How to handle an agitated or angry person

People of diverse ages, men and women alike, are prone to being agitated or showing anger. The slightest of things and adverse situations can trigger anger in someone. Sometimes, anger can lead to physical altercations and even physical harm, something a person is guilty of throughout his life. Trivial situations, such as fighting for a seat in a bus, or more than this, trigger anger in people. We often try to do our best when it comes to handling someone’s anger, but it goes in vain as the person’s anger just keeps on increasing. What should we do in such situations, and how do we know that we are following the right method? Here is an article suggesting dos and don’ts while trying to handle an angry person:

Don’t trust your instincts

When a person reacts in an angry way and creates a fuss, you immediately try to calm him or her down out of your own subjective feelings, because that makes you angry too, and you don’t want to feel upset, so you try to do things that are emotionally reactive. Don’t let your emotions override the situation, and instead try to calm down the other person without stirring up your feelings as being frantic in such a situation might turn to be counter-productive.

It’s better if you avoid telling the person to “calm down” 

Telling someone to calm down may act as a reactant, causing them to become even more enraged. Usually, in the heat of the moment, an individual is prone to overreact, and telling him to calm down doesn’t help and instead triggers more anger. Instead of telling him to calm down, simply step back for a few seconds and see if you can try again later.
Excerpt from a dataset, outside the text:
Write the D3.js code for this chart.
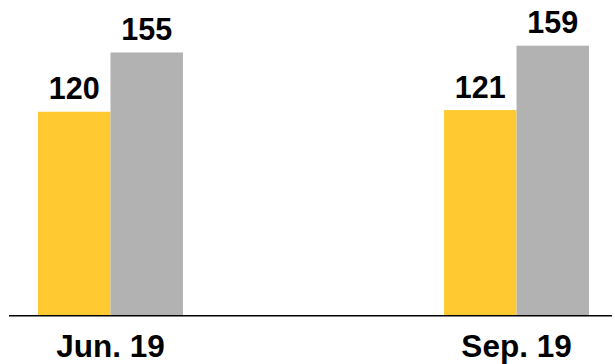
<!DOCTYPE html>
<html><head><meta charset="utf-8">
<script src="https://cdn.jsdelivr.net/npm/d3@7"></script>
<style>body{margin:0;background:#fff}svg{display:block}</style>
</head><body>
<script>
const categories = ["Jun. 19", "Sep. 19"];
const seriesNames = ["A", "B"];
const seriesA = [120, 121];
const seriesB = [155, 159];
const colors = ["#FFCA31", "#B2B2B2"];

const W = 615, H = 364;
const svg = d3.select("body").append("svg").attr("width", W).attr("height", H);
const x = d3.scaleBand().domain(categories).range([38, 589]).paddingInner(0.643).paddingOuter(0);
const xs = d3.scaleBand().domain(seriesNames).range([0, x.bandwidth()]).padding(0);
const y = d3.scaleLinear().domain([0, 160]).range([315, 44]);

const data = categories.map((c, i) => ({c, vals: [seriesA[i], seriesB[i]]}));
const g = svg.append("g");
data.forEach(d => {
  d.vals.forEach((v, j) => {
    const bx = x(d.c) + xs(seriesNames[j]);
    g.append("rect").attr("x", bx).attr("y", y(v)).attr("width", xs.bandwidth()).attr("height", y(0) - y(v)).attr("fill", colors[j]);
    g.append("text").attr("x", bx + xs.bandwidth()/2).attr("y", y(v) - 12.5)
      .attr("text-anchor", "middle").attr("font-family", "Liberation Sans, Arial, sans-serif")
      .attr("font-weight", "bold").attr("font-size", 30.5).attr("fill", "#000").text(v);
  });
});
svg.append("line").attr("x1", 9).attr("x2", 612).attr("y1", 315.8).attr("y2", 315.8).attr("stroke", "#000").attr("stroke-width", 1.6);
const xAxis = d3.axisBottom(x).tickSize(0).tickPadding(0);
const ax = svg.append("g").attr("transform", "translate(0,315)").call(xAxis);
ax.select(".domain").remove();
ax.selectAll("text").attr("y", 42).attr("dy", 0).attr("font-family", "Liberation Sans, Arial, sans-serif")
  .attr("font-weight", "bold").attr("font-size", 31.5).attr("fill", "#000");
</script>
</body></html>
Maintain some distance from the agitated

There is a high possibility of the angry person or the agitated getting into a physical altercation. At that time, you need to be a little away from the person; otherwise, you can also be hit with a few blows, coming under the wrath of the agitated person. It is prudent to maintain some distance and avoid being subjected to physical violence. You can always try to talk to the person when he is a bit chilled out.
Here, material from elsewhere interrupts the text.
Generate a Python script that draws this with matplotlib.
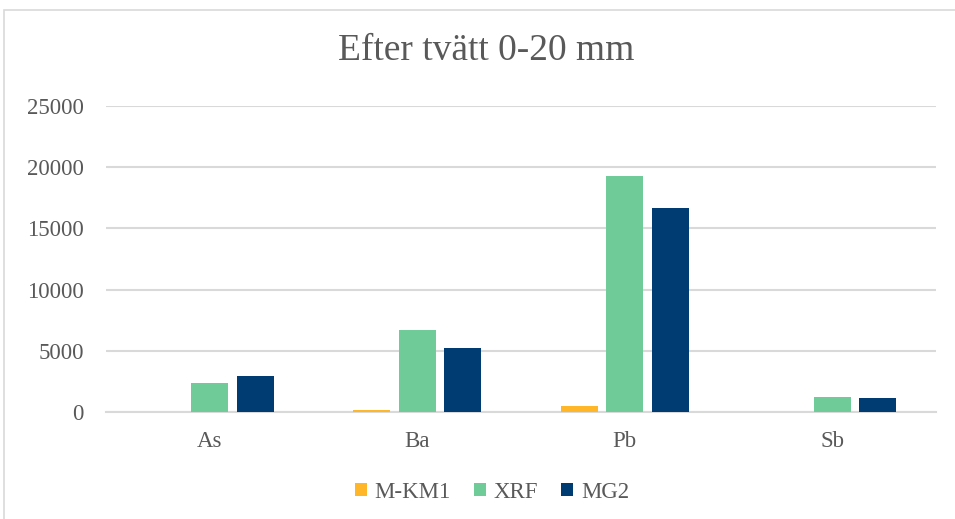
import numpy as np
import matplotlib
matplotlib.use("Agg")
import matplotlib.pyplot as plt
from matplotlib.patches import Rectangle

# Element concentrations per analysis method
elements = ["As", "Ba", "Pb", "Sb"]
series_names = ["M-KM1", "XRF", "MG2"]
m_km1 = [15, 190, 500, 25]
xrf = [2340, 6720, 19300, 1250]
mg2 = [2940, 5250, 16680, 1120]
colors = ["#FFB628", "#6FCB98", "#003B71"]

TEXT = "#595959"
GRID = "#D9D9D9"
SERIF = ["Liberation Serif", "DejaVu Serif"]

plt.rcParams["font.family"] = SERIF

fig = plt.figure(figsize=(9.55, 5.19), dpi=100)
ax = fig.add_axes([106 / 955, 107 / 519, 830 / 955, 306 / 519])

x = np.arange(len(elements))
step = 0.22
width = 0.178
for i, (name, vals) in enumerate(zip(series_names, [m_km1, xrf, mg2])):
    ax.bar(x + (i - 1) * step, vals, width, color=colors[i], label=name, zorder=3)

ax.set_xlim(-0.5, len(elements) - 0.5)
ax.set_ylim(0, 25000)
ax.set_yticks(range(0, 25001, 5000))
ax.set_xticks(x)
ax.set_xticklabels(elements)
ax.grid(axis="y", color=GRID, linewidth=1.5, zorder=0)
ax.set_axisbelow(True)
for side in ["top", "right", "left"]:
    ax.spines[side].set_visible(False)
ax.spines["bottom"].set_color(GRID)
ax.spines["bottom"].set_linewidth(1.5)
ax.tick_params(axis="both", length=0, labelsize=16.5, labelcolor=TEXT)
ax.tick_params(axis="x", pad=14)
ax.tick_params(axis="y", pad=16)

fig.text(486 / 955, 1 - 51 / 519, "Efter tvätt 0-20 mm", ha="center", va="center",
         fontsize=27, color=TEXT)

fig.legend(loc="center", bbox_to_anchor=(492 / 955, 1 - 492 / 519), ncol=3,
           frameon=False, prop={"family": SERIF, "size": 16.5}, labelcolor=TEXT,
           handlelength=0.52, handleheight=0.52, handletextpad=0.35,
           columnspacing=1.0)

# chart frame
fig.patches.append(Rectangle((4 / 955, -0.1), 1.2, 1.1 - 10 / 519,
                             transform=fig.transFigure, fill=False,
                             edgecolor=GRID, linewidth=1.2))

fig.savefig("out.png", dpi=100, facecolor="white")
Try to empathise with the agitated

Most people react more when they are not understood, and this ambiguity leads them to react in a more agitated way. It’s better if you try to listen and empathise with the person, keeping your subjective view of the matter aside. If the agitated feels understood, it might make him less angry.

Go for a walk with the person

Try to comfort the agitated person by asking him to come for a walk with you. And, during the walk, ask him more about what made him so agitated in the first place. Anger is quick to come to one’s head and almost dissipates at the same speed, so going for a walk may help fuse the situation.

In A Nutshell 

Situations may require you to behave in a certain way almost very suddenly or unconsciously, so it is better to have an understanding and try to handle the situation more coherently. This article will help you act in a more calm and logical way.